Whoever is in control, heroin continues to transit through Burma to Thailand which, although it remains the primary route to world markets, is losing some of its trade to India, Bangladesh, Malaysia and, more importantly, China. Heroin is now going overland to Hong Kong or other Chinese seaports whence it goes to Taiwan for onward shipment to the USA, the route begun in 1989 by Lo Hsing-han. The newest routes are through Laos, Cambodia and, once more, Vietnam, partly operating along sections of the legendary Ho Chi Minh trail set up by the Vietcong to supply their troops during the Vietnam War.

The situation in South-east Asia is always, to a greater or lesser degree, in a state of turmoil and change.

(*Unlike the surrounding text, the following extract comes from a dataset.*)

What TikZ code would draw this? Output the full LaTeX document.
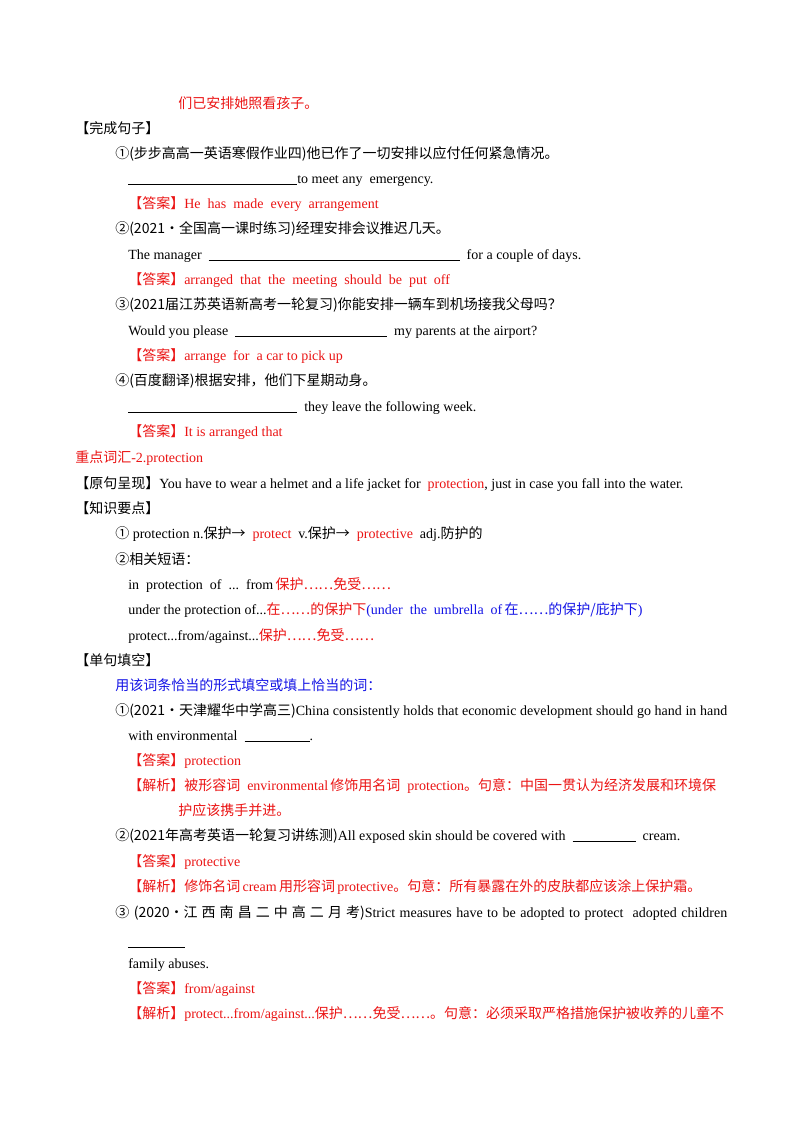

In Laos, which has a huge area of land under poppies, senior government and military officials remain corrupt and profit substantially from opium despite some reduction in poppy cultivation due to a crop substitution project funded by the US State Department and the United Nations International Drug Control Program: unfavourable weather conditions in 1993–94 somewhat aided the situation by destroying much of the poppy crop. Large scale eradication programmes are, however, side-stepped for fear of political unrest from hill tribes. Since UN troops pulled out from Cambodia in 1993, senior members of the government there are rumoured to have built up strong ties with international drug smugglers, Cambodia developing into such a major drug trafficking centre that law enforcement agents are starting to wryly refer to the country as ‘Medellin on the Mekong', a tongue-in-cheek comparison with the Colombian cocaine city of Medellin.

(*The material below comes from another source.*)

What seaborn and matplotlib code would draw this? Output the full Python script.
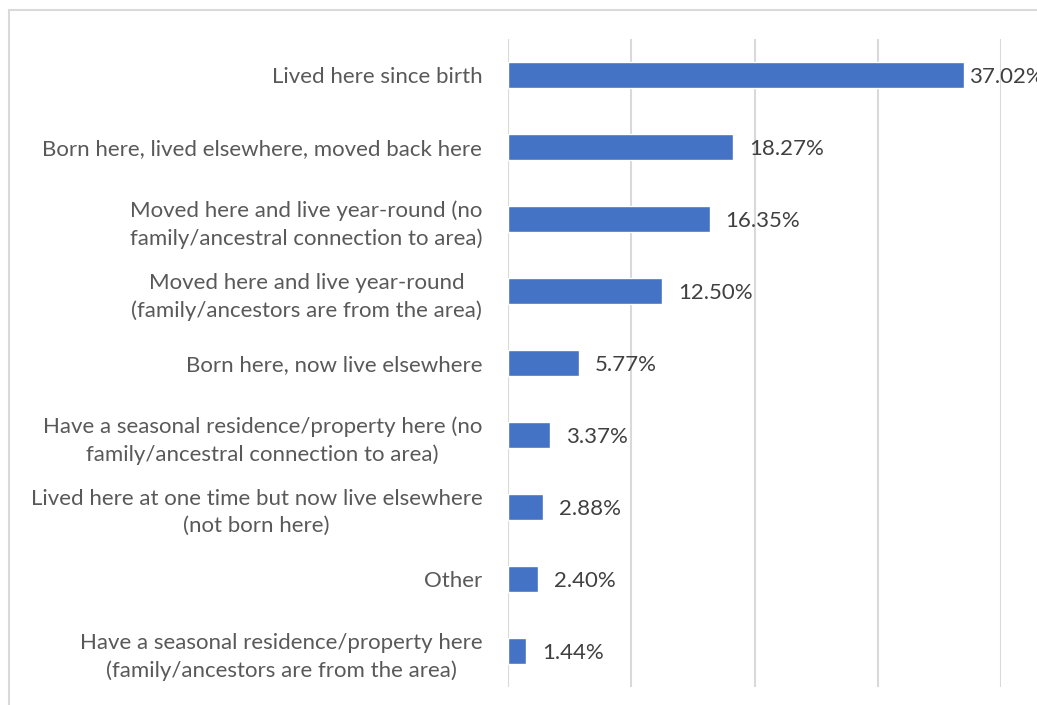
import matplotlib
matplotlib.use("Agg")
import matplotlib.pyplot as plt
from matplotlib.patches import Rectangle
import seaborn as sns
import pandas as pd

categories = [
    "Lived here since birth",
    "Born here, lived elsewhere, moved back here",
    "Moved here and live year-round (no\nfamily/ancestral connection to area)",
    "Moved here and live year-round\n(family/ancestors are from the area)",
    "Born here, now live elsewhere",
    "Have a seasonal residence/property here (no\nfamily/ancestral connection to area)",
    "Lived here at one time but now live elsewhere\n(not born here)",
    "Other",
    "Have a seasonal residence/property here\n(family/ancestors are from the area)",
]
percentages = [37.02, 18.27, 16.35, 12.50, 5.77, 3.37, 2.88, 2.40, 1.44]
value_labels = ["37.02%", "18.27%", "16.35%", "12.50%", "5.77%", "3.37%", "2.88%", "2.40%", "1.44%"]

df = pd.DataFrame({"category": categories, "pct": percentages})

sns.set_theme(style="white")
plt.rcParams["font.family"] = ["Lato", "DejaVu Sans"]

W, H = 1037, 705
fig = plt.figure(figsize=(W / 100, H / 100), dpi=100)
ax = fig.add_axes([508 / W, 1 - 687 / H, (1001 - 508) / W, (687 - 39) / H])

sns.barplot(data=df, x="pct", y="category", orient="h", order=categories,
            color="#4472C4", saturation=1, width=0.37, ax=ax)

XMAX = 40
ax.set_xlim(0, XMAX)
ax.set_ylim(len(categories) - 0.5, -0.5)
ax.set_xticks(range(0, XMAX + 1, 10))
ax.set_xticklabels([])
ax.tick_params(axis="x", length=0)
ax.tick_params(axis="y", length=0, pad=18.5, labelsize=16, labelcolor="#595959")
for t in ax.get_yticklabels():
    t.set_multialignment("center")
    t.set_linespacing(1.45)
ax.set_xlabel("")
ax.set_ylabel("")
ax.grid(axis="x", color="#d9d9d9", linewidth=1.5)
ax.set_axisbelow(True)
for s in ax.spines.values():
    s.set_visible(False)

# value labels just past each bar end
for i, (v, lab) in enumerate(zip(percentages, value_labels)):
    pad = 5 if v > 0.9 * XMAX else 16
    ax.annotate(lab, xy=(v, i), xytext=(pad * 0.72, -2 * 0.72), textcoords="offset points",
                ha="left", va="center", fontsize=16, color="#404040", annotation_clip=False)

# chart-area border
fig.patches.append(Rectangle((9 / W, -0.1), 1.2, 1.1 - 10 / H, transform=fig.transFigure,
                             fill=False, edgecolor="#d9d9d9", linewidth=1.5, clip_on=False))

fig.savefig("out.png", dpi=100, facecolor="white")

In northern Thailand, although traditional hill tribal poppy farmers have been joined by commercial growers financed by heroin traffickers, there has been a reduction in poppy acreage to half that of the mid-1980s. Yet Thailand remains the key conduit for drugs. It has also become the major destination of ‘brat packers' – young, poor, Western travellers, the modern descendants of the Sixties hippies. These itinerants gather around such places as Khao San Road in Bangkok or Haad Rin on the island of Kho Phan Gan off the south coast, where they party, dance, engage in moon raves (night-time naked orgies which have become internationally famous amongst brat
cognoscenti
), snort, smoke and shoot anything from heroin to designer drugs and generally live self-indulgent existences. To finance their life-style, some are tempted to try smuggling. Of the 1200 foreigners in Thailand's gaols, over 900 are held on trafficking charges.

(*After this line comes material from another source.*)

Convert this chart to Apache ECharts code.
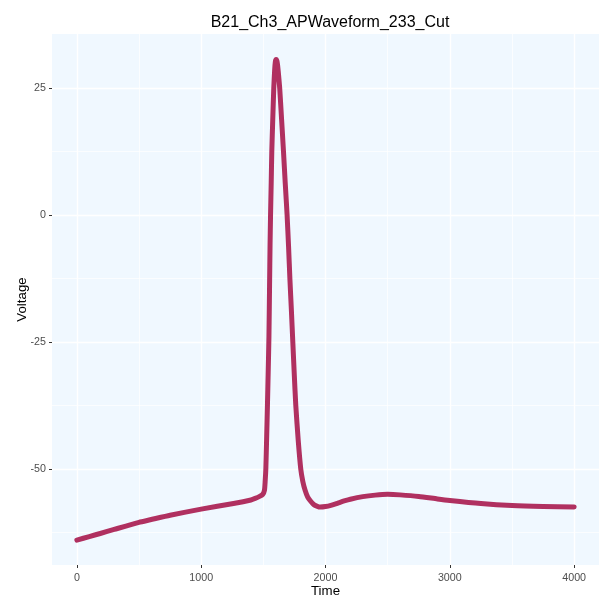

Not only brat packers head for the country. In northern Thailand, mainstream tourism has become established, with hotels and excursions blossoming in what even tourist brochures refer to as the Golden Triangle, using the name for just the small area up against the borders with Laos and Burma which they describe as ‘an exotic, colourful region of jungle-clad hills, mighty rivers, magnificent temples and fascinating hill tribe villages with some of the best shopping in Thailand.'

It was hoped Thailand's rapid economic growth in the late 1980s would have discouraged the heroin trade but the new infrastructure has only proved to serve it and some high-level corruption continues. A Thai general, Thanat Phaktiphat, has been accused of being involved in trafficking and plotting to import heroin into the USA in recent years. He was arrested in transit through Kai Tak airport, Hong Kong, in December 1993 with two empty suitcases which, it was alleged, he was using to collect $4 million in narcotics earnings. He lost his third attempt to prevent his extradition from Hong Kong in May 1995. Another twist occurred in July 1995 when the Chart Thai Party, the largest group in the former opposition, was victorious in the elections and formed a coalition government. The Americans, who have for years been accusing the Thai opposition parties of involvement in the narcotics trade, have found them in power. Members of the new government include Narong Wongwan and Vatana Asavahme, both accused by Washington of having links with drug trafficking.

The use of Vietnam as a transit nation is under way again and it looks as though the country is set once more to become an important route out of the Golden Triangle. It is feared international organised crime syndicates are targeting and exploiting the new open economy and relaxed frontier controls. In northern Vietnam, in the border trading area of Lang Son, just a few kilometres from China, trade in general and contraband in particular have soared since late 1992. Heroin is increasingly moved through the region
en route
from the Golden Triangle and China to ports such as Haiphong and Danang, thence out to international markets.

Along the Sino-Vietnam border, special Vietnamese police teams working with the military and customs officers patrol the all-but impenetrable jungle, often for days at a time, attempting to close supply routes but without any major success: in the environs of Lang Son, heroin addiction is rapidly growing, some addicts being of primary school age.

A report released in March 1995 by the Vietnam National Drug Control Programme, claims a national opiate addict population of 170,000, many long-term users amongst the poppy-growing hill tribes. Officials claim there are no heroin processing plants in Vietnam but that is immaterial. The rise in smuggling alone will feed the growing domestic market in Hanoi and Ho Chi Minh City where, in 1994, 2750 opium den landlords were arrested and where a rise in heroin injection is rapidly spreading AIDS. To combat the mounting threat, death sentences are being handed out to traffickers, customs manning levels are being greatly increased, officers are being trained in Britain with the latest American detection equipment on order: for the first time, Vietnam is to have sniffer dogs.

Not only the Vietnamese are worried: so is the DEA. It has acknowledged all the ingredients are in place for smugglers to take full advantage of the situation to develop new routes. In 1995, the US government placed Vietnam on the list of twenty-nine countries which now serve as major conduits for drugs destined for North America. The DEA also records poppies being grown commercially in the Son La province of Vietnam, between China and Laos, although the quantity of opium produced is unknown.